Labour market, education, public administration, banks. Italy is carrying out its ”ambitious” reforms agenda, the vice president of the European Commission Valdis Dombrovskis said yesterday and “in general it is slightly above Europe’s average in the implementation of the recommendations.”
But there’s still more to wait for a calculation of the impact of the reforms and, above all, of public expenditure.
In Rome, Dombrovskis met the Economy Minister Pier Carlo Padoan to discuss the 2016 budget flexibility, which has not yet been granted, but also to begin an assessment of the process for next year’s Stability Law.
Then he left the Treasury to go to the Parliament where he addressed the Budget, Employment and EU Policies committees of the Chamber of Deputies and of the Senate. Italy will be guaranteed a 0.75% flexibility on this year’s budget, but “the decision has not been taken and evaluated, yet.”
While about 2017 we need to wait for the exam of the budget blueprint (DEF), even if it’s clear that as far as deficit is concerned “the new forecasts are less ambitious than those of the past year.”
Net debt is going in the right direction (downwards), said the vice president of EU Commission, but the deficit will stop at 2.3% (against a forecasted 1.8%) while the Commission, after May’s macro-economic forecasts, should confirm a deficit estimate at 2.4% “or somewhere near around.”
The Commission is worried about all the critical factors indicated also by the Budget Office on the draft of the 2016 DEF: from the deterioration of structural balance (that is supposed to level off in 2019) to GDP estimates.
The final evaluation will also take into account the overall performance of Italy with respect to the Stability Pact parameters. And also the unexpected expenditures for refugees and security will be carefully evaluated “looking at the actual cost.”

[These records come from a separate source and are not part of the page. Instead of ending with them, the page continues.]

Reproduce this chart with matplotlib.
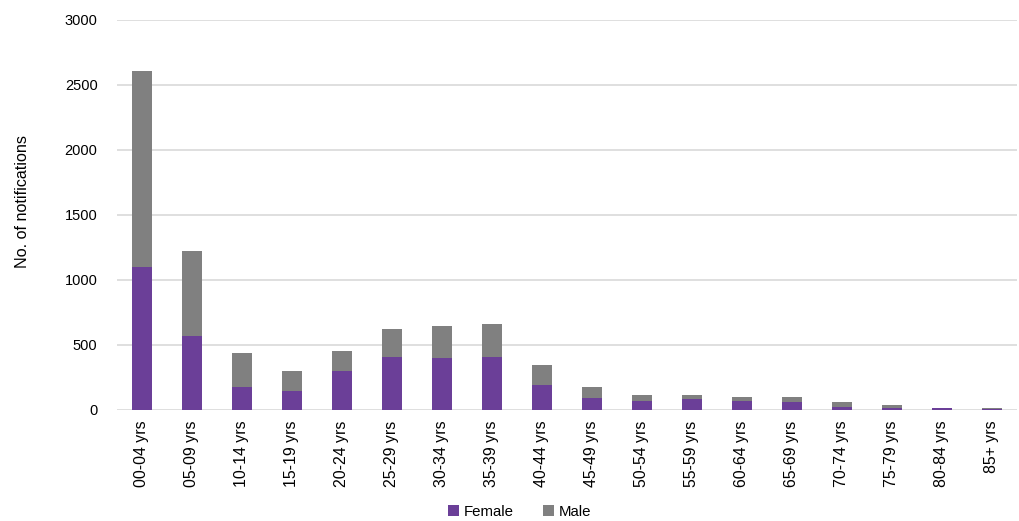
import numpy as np
import matplotlib.pyplot as plt

plt.rcParams['font.family'] = ['Liberation Sans', 'DejaVu Sans']

age_groups = ['00-04 yrs', '05-09 yrs', '10-14 yrs', '15-19 yrs', '20-24 yrs', '25-29 yrs',
              '30-34 yrs', '35-39 yrs', '40-44 yrs', '45-49 yrs', '50-54 yrs', '55-59 yrs',
              '60-64 yrs', '65-69 yrs', '70-74 yrs', '75-79 yrs', '80-84 yrs', '85+ yrs']
female = [1094, 568, 176, 142, 294, 404, 398, 404, 190, 87, 62, 79, 69, 54, 23, 15, 10, 5]
total = [2604, 1221, 432, 296, 452, 619, 645, 660, 343, 177, 115, 115, 97, 93, 56, 33, 15, 12]
male = [t - f for t, f in zip(total, female)]

purple = '#6B3F98'
grey = '#808080'

fig = plt.figure(figsize=(10.19, 5.21), dpi=100)
ax = fig.add_axes([0.1148, 0.214, 0.8832, 0.748])

x = np.arange(len(age_groups))
ax.bar(x, female, width=0.4, color=purple, label='Female', zorder=3)
ax.bar(x, male, width=0.4, bottom=female, color=grey, label='Male', zorder=3)

ax.set_xlim(-0.5, len(age_groups) - 0.5)
ax.set_ylim(0, 3000)
ax.set_yticks(np.arange(0, 3001, 500))
ax.yaxis.grid(True, color='#D9D9D9', linewidth=1.2, zorder=0)
ax.set_xticks(x)
ax.set_xticklabels(age_groups, rotation=90, fontsize=11.4)
ax.tick_params(axis='y', labelsize=10.5, length=0, pad=14)
ax.tick_params(axis='x', length=0, pad=8)
for s in ax.spines.values():
    s.set_visible(False)
ax.set_ylabel('No. of notifications', fontsize=11.6)
ax.yaxis.set_label_coords(-0.097, 0.535)

fig.legend(loc='lower center', bbox_to_anchor=(0.51, -0.022), ncol=2, frameon=False,
           fontsize=10.8, handlelength=0.7, handleheight=0.7, columnspacing=2.0, handletextpad=0.3)

fig.savefig('out.png', dpi=100)
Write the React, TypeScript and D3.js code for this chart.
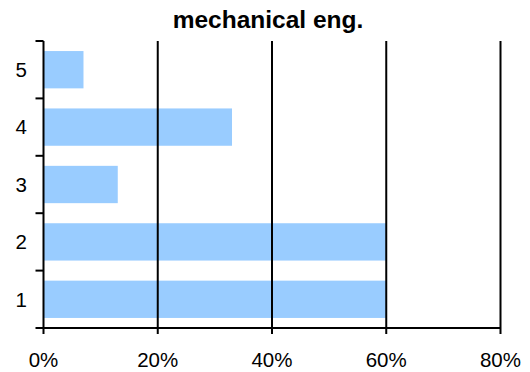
import React from "react";
import * as d3 from "d3";

const categories = ["1", "2", "3", "4", "5"];
const shares = [60, 60, 13, 33, 7];
const xTicks = [0, 20, 40, 60, 80];
const title = "mechanical eng.";

const W = 530;
const H = 372;
const plot = { left: 43.5, right: 500.5, top: 41, bottom: 328 };

export default function App() {
  const x = d3.scaleLinear().domain([0, 80]).range([plot.left, plot.right]);
  const y = d3
    .scaleBand<string>()
    .domain(categories)
    .range([plot.bottom, plot.top])
    .paddingInner(0.35)
    .paddingOuter(0.175);
  const step = y.step();
  const boundaries = d3.range(categories.length + 1).map((i) => plot.top + i * step);
  const font = "'Liberation Sans', Arial, sans-serif";

  return (
    <svg
      width={W}
      height={H}
      style={{ position: "absolute", left: 0, top: 0, background: "#fff" }}
    >
      <text
        x={268}
        y={28}
        textAnchor="middle"
        fontFamily={font}
        fontWeight="bold"
        fontSize={24.5}
        fill="#000"
      >
        {title}
      </text>

      {/* bars */}
      {categories.map((c, i) => (
        <rect
          key={c}
          x={x(0)}
          y={y(c)}
          width={x(shares[i]) - x(0)}
          height={y.bandwidth()}
          fill="#99CCFF"
        />
      ))}

      {/* vertical gridlines */}
      {xTicks.slice(1).map((t) => (
        <line
          key={t}
          x1={x(t)}
          x2={x(t)}
          y1={plot.top}
          y2={plot.bottom + 6}
          stroke="#000"
          strokeWidth={2}
        />
      ))}

      {/* x axis */}
      <line x1={x(0)} x2={x(80)} y1={plot.bottom} y2={plot.bottom} stroke="#000" strokeWidth={2} />
      {xTicks.map((t) => (
        <text
          key={t}
          x={x(t)}
          y={367}
          textAnchor="middle"
          fontFamily={font}
          fontSize={20.5}
          fill="#000"
        >
          {t}%
        </text>
      ))}

      {/* y axis */}
      <line x1={x(0)} x2={x(0)} y1={plot.top} y2={plot.bottom + 6} stroke="#000" strokeWidth={2} />
      {boundaries.map((b, i) => (
        <line key={i} x1={x(0) - 8} x2={x(0)} y1={b} y2={b} stroke="#000" strokeWidth={2} />
      ))}
      {categories.map((c) => (
        <text
          key={c}
          x={27}
          y={(y(c) ?? 0) + y.bandwidth() / 2}
          dy="0.36em"
          textAnchor="end"
          fontFamily={font}
          fontSize={20.5}
          fill="#000"
        >
          {c}
        </text>
      ))}
    </svg>
  );
}
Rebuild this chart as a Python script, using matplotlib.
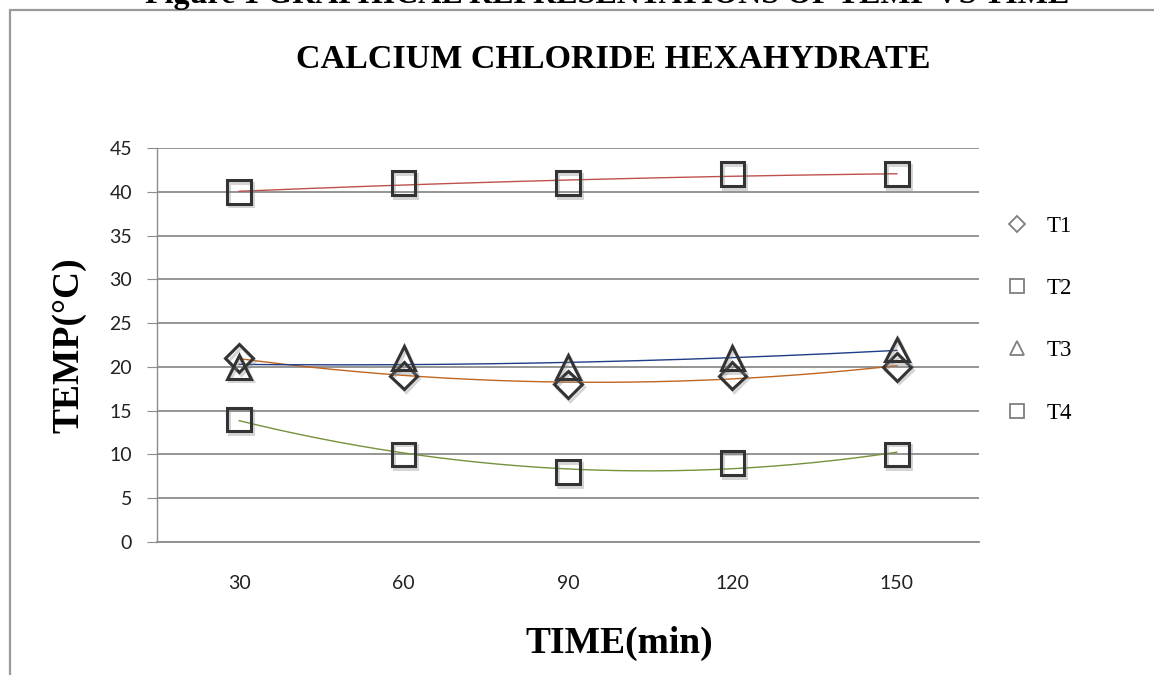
import numpy as np
import matplotlib
matplotlib.use("Agg")
import matplotlib.pyplot as plt
import matplotlib.patheffects as pe
from matplotlib.patches import Rectangle
from matplotlib.lines import Line2D

# data
times = ["30", "60", "90", "120", "150"]
t1 = [21, 19, 18, 19, 20]
t2 = [40, 41, 41, 42, 42]
t3 = [20, 21, 20, 21, 22]
t4 = [14, 10, 8, 9, 10]

series_names = ["T1", "T2", "T3", "T4"]
series_vals = [t1, t2, t3, t4]
markers = ["D", "s", "^", "s"]
trend_colors = ["#c0651f", "#c0504d", "#1f3c88", "#76923c"]
yticks = [0, 5, 10, 15, 20, 25, 30, 35, 40, 45]

W, H = 1154, 675
fig = plt.figure(figsize=(W / 100, H / 100), dpi=100)

# chart frame (cut off at right and bottom)
fig.patches.append(Rectangle((10 / W, -0.1), 1.2, 1.1 - 10 / H, transform=fig.transFigure,
                             fill=False, edgecolor="#9a9a9a", linewidth=1.6, zorder=0))

# figure caption, cut at top of the picture
fig.text(607 / W, 1 - 3.5 / H, "Figure 1 GRAPHICAL REPRESENTATIONS OF TEMP VS TIME",
         family="Liberation Serif", weight="bold", fontsize=23, ha="center", va="baseline")

ax = fig.add_axes([157 / W, 1 - 542 / H, (979 - 157) / W, (542 - 148) / H])
x = np.arange(len(times))

for vals, m, c in zip(series_vals, markers, trend_colors):
    # polynomial (order 2) trendline like the spreadsheet
    coef = np.polyfit(x, vals, 2)
    xs = np.linspace(x[0], x[-1], 200)
    ax.plot(xs, np.polyval(coef, xs), color=c, lw=1.0, zorder=3)
    ms = 14 if m == "D" else 17
    ax.plot(x, vals, linestyle="none", marker=m, markersize=ms, markerfacecolor="none",
            markeredgecolor="#333333", markeredgewidth=2.2, zorder=4,
            path_effects=[pe.SimpleLineShadow(offset=(1.5, -2), shadow_color="#888888", alpha=0.35),
                          pe.Normal()])

ax.set_xlim(-0.5, len(times) - 0.5)
ax.set_ylim(0, 45)
ax.set_yticks(yticks)
ax.set_xticks(x)
ax.set_xticklabels(times)
ax.grid(axis="y", color="#8c8c8c", lw=1.3)
ax.set_axisbelow(True)
for s in ["top", "right"]:
    ax.spines[s].set_visible(False)
ax.spines["left"].set_color("#8c8c8c")
ax.spines["bottom"].set_color("#8c8c8c")
ax.spines["left"].set_linewidth(1.0)
ax.spines["bottom"].set_linewidth(1.3)
ax.tick_params(axis="y", length=7, color="#8c8c8c", pad=11, labelsize=14, labelcolor="#222222")
ax.tick_params(axis="x", length=0, pad=24, labelsize=14, labelcolor="#222222")
for lab in ax.get_xticklabels() + ax.get_yticklabels():
    lab.set_family("Lato")

fig.text(613 / W, 1 - 60 / H, "CALCIUM CHLORIDE HEXAHYDRATE", family="Liberation Serif",
         weight="bold", fontsize=24.5, ha="center", va="center")
fig.text(69 / W, 1 - 345 / H, "TEMP(\u00b0C)", family="Liberation Serif", weight="bold",
         fontsize=27, rotation=90, ha="center", va="center")
fig.text(619 / W, 1 - 643 / H, "TIME(min)", family="Liberation Serif", weight="bold",
         fontsize=27, ha="center", va="center")

# legend
handles = [Line2D([], [], linestyle="none", marker=m, markersize=(8 if m == "D" else 10),
                  markerfacecolor="none", markeredgecolor="#7f7f7f", markeredgewidth=1.3)
           for m in markers]
fig.legend(handles, series_names, loc="upper left", bbox_to_anchor=(985 / W, 1 - 195 / H),
           frameon=False, prop={"family": "Liberation Serif", "size": 16.5},
           labelspacing=1.8, handletextpad=0.8, handlelength=1.0)

fig.savefig("out.png", dpi=100)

A certain concern was also expressed about the high level of the public debt. But Dombrovskis told the members of Parliament that, as it happened last year, in evaluating Italy’s compliance with the rule some mitigating factors will be considered, like low inflation.
The EU vice president commented also the reforms (which he values positively): “An area that needs reforms is the spending review,” he said. “And also the tax system, where according to our recommendations the burden should be moved from work to consumption and properties. We haven’t seen any progress in this sense, especially on property, even if I understand that it is a delicate matter at a political level.”
Then Dombrovskis confirmed the Commission’s willingness to examine the output gap issue ,brought on the table by Italy and other seven member states and then relaunched by the informal Ecofin in Amsterdam.
To change the methodology for calculating the budgetary balance all countries must be heard and some helpful instruction for the use of other indicators (that of the expenditure) could arrive “for the new cycle of the European Semester.”